[Charts and diagrams as code]
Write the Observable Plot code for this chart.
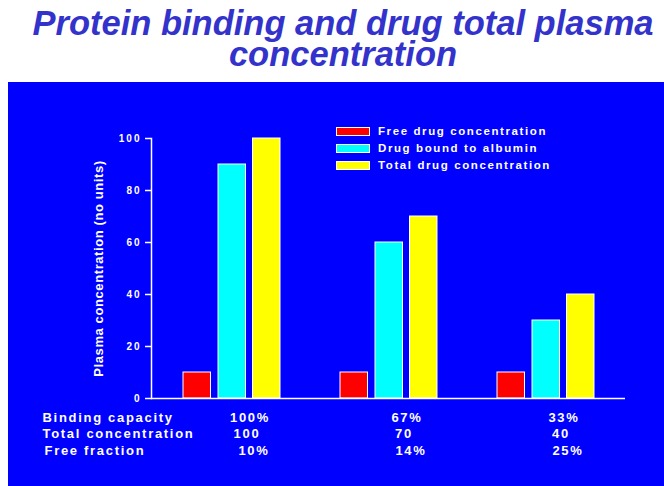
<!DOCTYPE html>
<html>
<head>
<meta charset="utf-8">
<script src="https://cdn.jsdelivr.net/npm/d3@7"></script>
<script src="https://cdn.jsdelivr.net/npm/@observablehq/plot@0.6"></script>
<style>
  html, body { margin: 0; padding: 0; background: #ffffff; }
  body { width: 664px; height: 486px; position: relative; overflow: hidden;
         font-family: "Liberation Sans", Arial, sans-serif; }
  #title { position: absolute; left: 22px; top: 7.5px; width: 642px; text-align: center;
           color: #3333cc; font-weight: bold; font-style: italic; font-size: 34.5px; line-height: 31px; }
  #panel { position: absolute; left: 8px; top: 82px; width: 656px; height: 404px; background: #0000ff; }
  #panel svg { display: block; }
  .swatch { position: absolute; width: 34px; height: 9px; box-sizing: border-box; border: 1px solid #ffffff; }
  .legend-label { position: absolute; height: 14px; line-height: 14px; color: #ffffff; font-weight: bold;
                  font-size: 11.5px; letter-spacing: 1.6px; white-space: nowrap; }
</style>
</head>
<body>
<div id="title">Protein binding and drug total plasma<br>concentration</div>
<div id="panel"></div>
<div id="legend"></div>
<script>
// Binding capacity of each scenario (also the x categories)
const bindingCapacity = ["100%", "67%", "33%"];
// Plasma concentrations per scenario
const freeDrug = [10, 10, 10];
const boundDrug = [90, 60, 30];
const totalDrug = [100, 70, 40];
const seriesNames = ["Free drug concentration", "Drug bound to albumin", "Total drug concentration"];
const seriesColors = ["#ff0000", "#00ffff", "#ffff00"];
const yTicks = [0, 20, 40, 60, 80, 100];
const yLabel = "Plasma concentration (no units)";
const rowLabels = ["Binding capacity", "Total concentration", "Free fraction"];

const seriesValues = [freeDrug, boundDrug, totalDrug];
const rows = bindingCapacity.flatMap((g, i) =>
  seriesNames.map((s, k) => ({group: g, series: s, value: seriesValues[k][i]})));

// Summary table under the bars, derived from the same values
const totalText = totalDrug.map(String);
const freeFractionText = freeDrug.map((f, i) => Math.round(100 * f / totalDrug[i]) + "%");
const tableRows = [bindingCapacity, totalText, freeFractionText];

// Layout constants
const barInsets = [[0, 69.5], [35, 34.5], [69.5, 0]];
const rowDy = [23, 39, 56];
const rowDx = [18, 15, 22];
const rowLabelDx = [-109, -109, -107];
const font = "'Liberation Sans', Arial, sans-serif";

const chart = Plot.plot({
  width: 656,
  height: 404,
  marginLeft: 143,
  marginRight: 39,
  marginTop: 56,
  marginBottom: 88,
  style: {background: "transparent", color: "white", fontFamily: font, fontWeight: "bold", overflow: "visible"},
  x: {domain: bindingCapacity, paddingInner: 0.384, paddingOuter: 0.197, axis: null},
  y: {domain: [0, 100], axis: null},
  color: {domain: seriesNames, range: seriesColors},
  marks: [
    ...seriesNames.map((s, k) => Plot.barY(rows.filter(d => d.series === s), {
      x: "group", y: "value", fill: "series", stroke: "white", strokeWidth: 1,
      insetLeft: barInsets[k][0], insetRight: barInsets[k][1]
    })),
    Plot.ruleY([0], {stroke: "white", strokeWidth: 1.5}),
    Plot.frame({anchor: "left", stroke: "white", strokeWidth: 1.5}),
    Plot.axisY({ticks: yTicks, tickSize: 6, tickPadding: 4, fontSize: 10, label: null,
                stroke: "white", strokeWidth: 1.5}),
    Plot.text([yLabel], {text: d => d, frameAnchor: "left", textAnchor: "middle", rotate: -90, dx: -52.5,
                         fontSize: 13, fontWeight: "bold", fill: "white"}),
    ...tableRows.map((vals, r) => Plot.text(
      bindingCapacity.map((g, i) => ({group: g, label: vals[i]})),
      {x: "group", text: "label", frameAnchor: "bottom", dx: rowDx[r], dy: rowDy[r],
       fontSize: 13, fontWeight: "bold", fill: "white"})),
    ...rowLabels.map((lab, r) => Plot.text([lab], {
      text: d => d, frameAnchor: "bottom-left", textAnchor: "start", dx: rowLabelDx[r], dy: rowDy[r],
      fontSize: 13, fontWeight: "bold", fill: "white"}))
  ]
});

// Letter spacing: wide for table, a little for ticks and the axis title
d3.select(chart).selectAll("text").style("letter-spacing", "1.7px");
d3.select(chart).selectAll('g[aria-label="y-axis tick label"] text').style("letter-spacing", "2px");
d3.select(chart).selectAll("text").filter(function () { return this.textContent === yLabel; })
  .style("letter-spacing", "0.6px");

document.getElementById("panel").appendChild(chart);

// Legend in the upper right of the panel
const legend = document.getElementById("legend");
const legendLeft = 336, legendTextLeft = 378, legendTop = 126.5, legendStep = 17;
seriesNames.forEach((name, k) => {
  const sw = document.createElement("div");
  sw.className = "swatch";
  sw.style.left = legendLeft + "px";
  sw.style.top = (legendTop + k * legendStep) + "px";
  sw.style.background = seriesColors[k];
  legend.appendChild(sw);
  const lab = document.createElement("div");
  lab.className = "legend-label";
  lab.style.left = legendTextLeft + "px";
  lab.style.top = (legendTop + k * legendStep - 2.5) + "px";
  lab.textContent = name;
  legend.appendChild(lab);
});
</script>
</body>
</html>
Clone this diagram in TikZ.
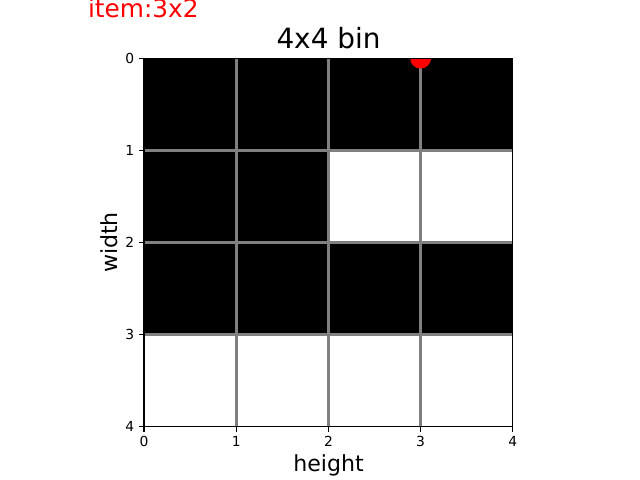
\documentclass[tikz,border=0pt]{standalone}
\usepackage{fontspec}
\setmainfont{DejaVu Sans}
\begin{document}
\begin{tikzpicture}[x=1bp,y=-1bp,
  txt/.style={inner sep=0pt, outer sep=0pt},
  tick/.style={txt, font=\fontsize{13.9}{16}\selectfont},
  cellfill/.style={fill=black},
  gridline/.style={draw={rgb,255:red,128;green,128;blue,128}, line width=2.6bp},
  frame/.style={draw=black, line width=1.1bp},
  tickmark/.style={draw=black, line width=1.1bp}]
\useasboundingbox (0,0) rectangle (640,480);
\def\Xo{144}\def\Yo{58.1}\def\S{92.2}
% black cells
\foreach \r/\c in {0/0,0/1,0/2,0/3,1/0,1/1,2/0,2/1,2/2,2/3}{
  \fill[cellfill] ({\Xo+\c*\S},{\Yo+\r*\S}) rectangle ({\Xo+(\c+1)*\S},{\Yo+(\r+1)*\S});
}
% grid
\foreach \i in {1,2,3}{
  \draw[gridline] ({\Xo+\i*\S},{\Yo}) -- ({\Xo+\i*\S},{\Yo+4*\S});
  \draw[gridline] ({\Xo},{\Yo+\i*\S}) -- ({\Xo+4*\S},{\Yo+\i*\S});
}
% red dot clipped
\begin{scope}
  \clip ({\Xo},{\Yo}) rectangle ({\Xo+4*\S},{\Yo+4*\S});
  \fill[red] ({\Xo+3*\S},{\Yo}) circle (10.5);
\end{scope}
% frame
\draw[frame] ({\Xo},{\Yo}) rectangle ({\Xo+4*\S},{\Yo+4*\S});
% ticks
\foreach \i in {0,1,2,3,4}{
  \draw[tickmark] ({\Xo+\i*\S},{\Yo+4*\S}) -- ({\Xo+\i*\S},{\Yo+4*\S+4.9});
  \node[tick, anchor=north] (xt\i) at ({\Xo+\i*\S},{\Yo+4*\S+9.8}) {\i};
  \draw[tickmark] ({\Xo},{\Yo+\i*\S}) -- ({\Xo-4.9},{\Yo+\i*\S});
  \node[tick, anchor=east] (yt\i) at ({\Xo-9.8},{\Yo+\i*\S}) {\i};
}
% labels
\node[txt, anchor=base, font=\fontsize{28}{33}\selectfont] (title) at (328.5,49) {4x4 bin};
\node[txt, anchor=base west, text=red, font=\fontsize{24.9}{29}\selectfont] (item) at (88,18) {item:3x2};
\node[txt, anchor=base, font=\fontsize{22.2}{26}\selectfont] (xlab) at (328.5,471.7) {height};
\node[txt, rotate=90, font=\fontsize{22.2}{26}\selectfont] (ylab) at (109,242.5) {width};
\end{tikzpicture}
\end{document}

WHAT THE EXERCISE ASKS
Take every line from the data above that holds "this" and copy it out.

TASK SOLUTION
Write the Observable Plot code for this chart.
d3.select(chart).selectAll("text").filter(function () { return this.textContent === yLabel; })
Clone this diagram in TikZ.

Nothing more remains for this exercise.